Hoy he recibido la primera dosis de la vacuna contra la COVID-19. La cita era a las 11:15 en la vieja sede de la aeronáutica militar en el hangar 3. Llegué unos 30 minutos antes, dejé el coche estacionado en otro lugar y caminé unos 700 metros. Al llegar, había una fila de unas 30 personas que esperaban ser llamadas según la hora de la citación. Cuando llegué, llamaban a los de las 10:45, después a los de las 11:00 y finalmente a los de las 11:15. Al ingreso, había que medirse la temperatura y lavarse las manos con un gel desinfectante a base de alcohol. La espera me permitió observar a las personas.
Muchos de ellos eran mayores que yo, unos pocos menores y dos relativamente jóvenes. Una vez dentro del local, había que esperar, siempre en fila para la aceptación, que controlaba datos y documentos: tres hojas de papel con mi nombre, datos personales y un cuestionario sobre mi estado de salud y posibles enfermedades y alergias. De allí, se pasaba a otra fila para una rápida entrevista con un médico. Esperé, observé y pensé en la gente, en los efectos de la edad en las personas, los movimientos y reacciones. Hablé con el médico quien me informó que, en vez de Astra Zeneca, me inyectarían Pfizer y que esto haría que la segunda dosis fuese para junio en vez de agosto. Una buena noticia me dije, porque reduciría los tiempos y el certificado de vacunación completo me permitiría viajar. Del médico, pasé a un lugar donde se esperaba en grupo, sentados, a que se juntaran 20 personas para ir al lugar donde se suministraba la vacuna. No esperé más de 5 minutos allí y nos llevaron al hangar 3 para ser vacunados.

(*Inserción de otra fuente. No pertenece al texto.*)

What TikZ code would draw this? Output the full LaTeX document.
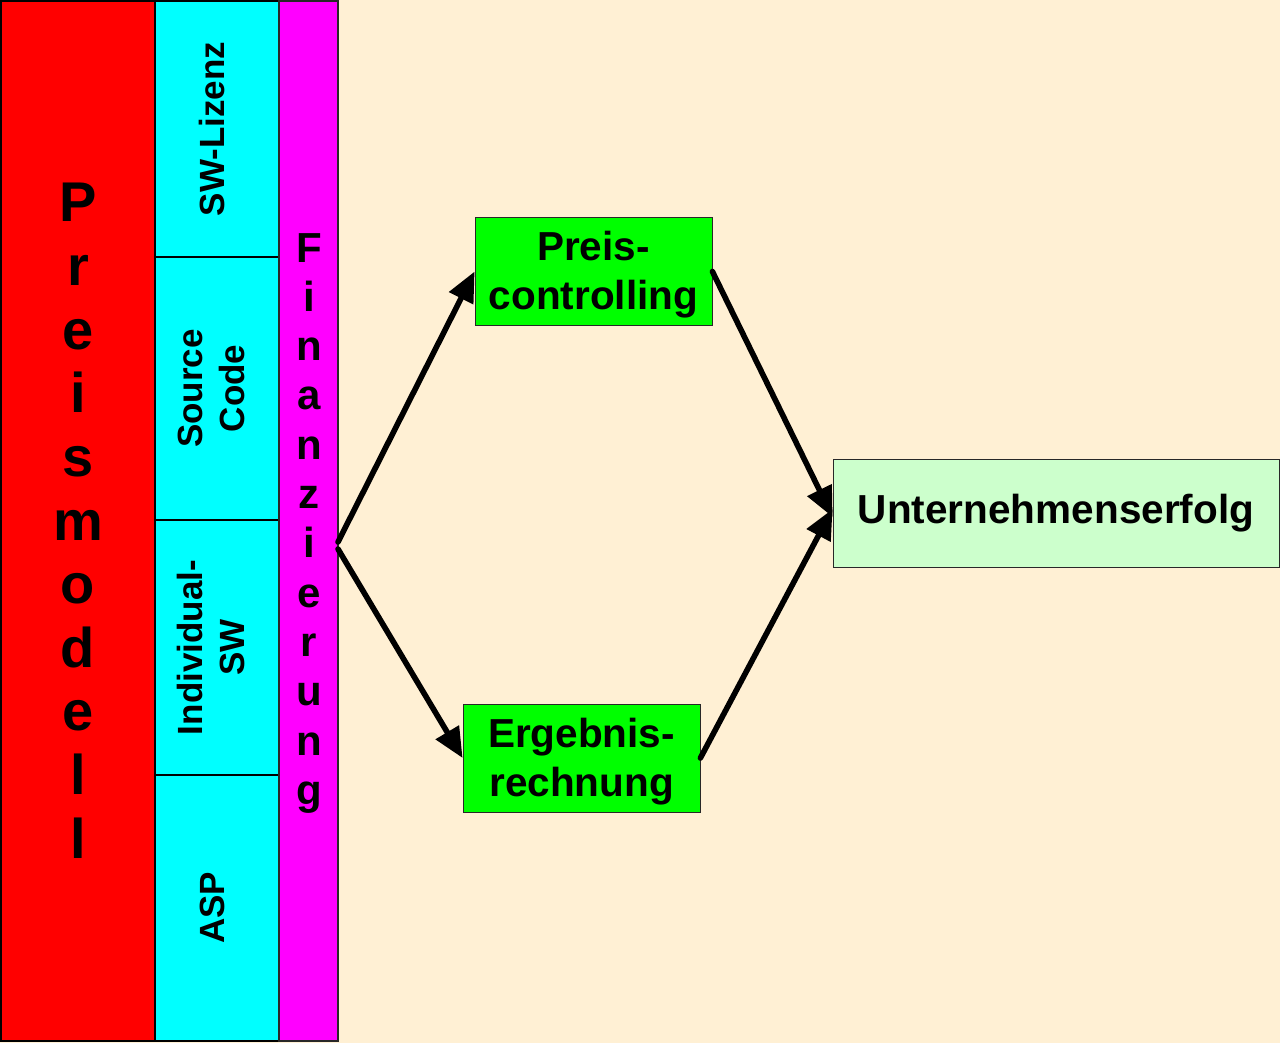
\documentclass[tikz,border=0pt]{standalone}
\usepackage{fontspec}
\setmainfont{Liberation Sans}
\usetikzlibrary{arrows.meta}
\definecolor{cream}{RGB}{255,240,212}
\definecolor{pmred}{RGB}{255,0,0}
\definecolor{pmcyan}{RGB}{0,255,255}
\definecolor{pmmagenta}{RGB}{255,0,255}
\definecolor{pmgreen}{RGB}{0,255,0}
\definecolor{pmlight}{RGB}{204,255,204}
\definecolor{edge}{RGB}{40,40,40}
\tikzset{
  column/.style={draw=black, line width=1.2pt, inner sep=0pt, outer sep=0pt},
  stackA/.style={font=\fontsize{56}{60}\selectfont\bfseries, anchor=base, inner sep=0pt},
  stackB/.style={font=\fontsize{42}{46}\selectfont\bfseries, anchor=base, inner sep=0pt},
  sidetext/.style={rotate=90, align=center, font=\fontsize{35}{42}\selectfont\bfseries},
  greenbox/.style={draw=edge, line width=0.8pt, fill=pmgreen, inner sep=0pt,
    minimum width=237, minimum height=108},
  boxtext/.style={align=center, font=\fontsize{40.5}{49}\selectfont\bfseries},
  goalbox/.style={draw=edge, line width=0.8pt, fill=pmlight, inner sep=0pt,
    minimum width=446, minimum height=108,
    font=\fontsize{40.5}{47}\selectfont\bfseries},
  flow/.style={line width=5.6pt, line cap=round, -{Triangle[length=30pt,width=26pt]}}
}
\begin{document}
\begin{tikzpicture}[x=1pt,y=-1pt]
  \fill[cream] (0,0) rectangle (1280,1043);
  \useasboundingbox (0,0) rectangle (1280,1043);

  % left columns
  \node[column, fill=pmred, minimum width=154, minimum height=1040] (pricing) at (78,521) {};
  \node[column, fill=pmcyan, minimum width=124, minimum height=256] (lic) at (217,129) {};
  \node[column, fill=pmcyan, minimum width=124, minimum height=263] (src) at (217,388.5) {};
  \node[column, fill=pmcyan, minimum width=124, minimum height=255] (ind) at (217,647.5) {};
  \node[column, fill=pmcyan, minimum width=124, minimum height=266] (asp) at (217,908) {};
  \node[column, draw=edge, fill=pmmagenta, minimum width=59, minimum height=1040] (fin) at (308.5,521) {};

  % vertical words, one letter per line
  \foreach \c [count=\i] in {P,r,e,i,s,m,o,d,e,l,l}
    \node[stackA] (pm\i) at (78,{222+(\i-1)*63.6}) {\c};
  \foreach \c [count=\i] in {F,i,n,a,n,z,i,e,r,u,n,g}
    \node[stackB] (fz\i) at (309,{262+(\i-1)*49.3}) {\c};

  % rotated labels in the cyan cells
  \node[sidetext] (licT) at ([xshift=-5pt]lic.center) {SW-Lizenz};
  \node[sidetext] (srcT) at ([xshift=-6pt]src.center) {Source\\Code};
  \node[sidetext] (indT) at ([xshift=-6pt]ind.center) {Individual-\\SW};
  \node[sidetext] (aspT) at ([xshift=-5pt]asp.center) {ASP};

  % right-hand boxes
  \node[greenbox] (ctrl) at (593.5,271.5) {};
  \node[boxtext] (ctrlT) at ([yshift=-3.5pt]ctrl.center) {Preis-\\controlling};
  \node[greenbox] (res) at (581.5,758) {};
  \node[boxtext] (resT) at ([yshift=-4pt]res.center) {Ergebnis-\\rechnung};
  \node[goalbox] (goal) at (1056,513) {Unternehmenserfolg};

  % connectors
  \coordinate (s1) at (338,542);
  \coordinate (s2) at (338,549);
  \draw[flow] (s1) -- (ctrl.west);
  \draw[flow] (s2) -- (res.west);
  \draw[flow] (ctrl.east) -- ([yshift=-4pt]goal.west);
  \draw[flow] (res.east) -- ([yshift=4pt]goal.west);
\end{tikzpicture}
\end{document}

Nuevamente una fila, que avanzaba rápidamente. Me hicieron pasar y una enfermera de la sala número 7 vino a buscarme.
Recogieron mis datos, entraron las informaciones en un ordenador y me invitaron a sentarme. Me preguntaron en que brazo quería hacerme la primera vacuna y dije automáticamente «en el izquierdo». La enfermera me dijo que me relajara. Me inyectó y sentí un dolor ligero y soportable. Antes de salir, me dieron una tarjeta con la fecha para la segunda dosis y pasé a otra sala, donde había que esperar 15 minutos para ver si la inoculación causaba síntomas de alergia u otros, que pudieran requerir una intervención médica. Yo me sentía bien. Miraba a los otros que ocupaban el mismo espacio y reconocí a muchos de ellos, que ya había visto en las filas: una señora obsesa que hablaba sin parar; un señor con la barba blanca; una señora reservada y bien vestida; otro que miraba sorprendido a todos los lados sin fijar la mirada en ningún lugar; una señora que había traído a su marido, quien la esperaba afuera, y que fue la primera persona con quien hablé antes de entrar.
Pensando en cómo estaba, me convencí de que estaba bien y sin síntomas. Sentía un pequeño dolor en el lugar donde me inyectaron, pero eso era completamente natural. Me levanté antes de tiempo y me fui caminando a donde había dejado el coche. Mientras, observaba nuevamente las personas que llegaban o abandonaban el lugar. Hice mis cálculos de cuántas personas pasarían por allí cada día durante las 12 horas en que estaba abierto el centro y estimé que serían más de mil: unas 12 personas por hora por cada una de las salas, que en total eran 8, con algunas pequeñas interrupciones. Después pensé en la cantidad de centros de vacunación en toda Italia, en Europa y en el mundo, donde cada día se inoculan unos 80 millones de personas en una campaña que no tiene precedentes en la historia de la humanidad.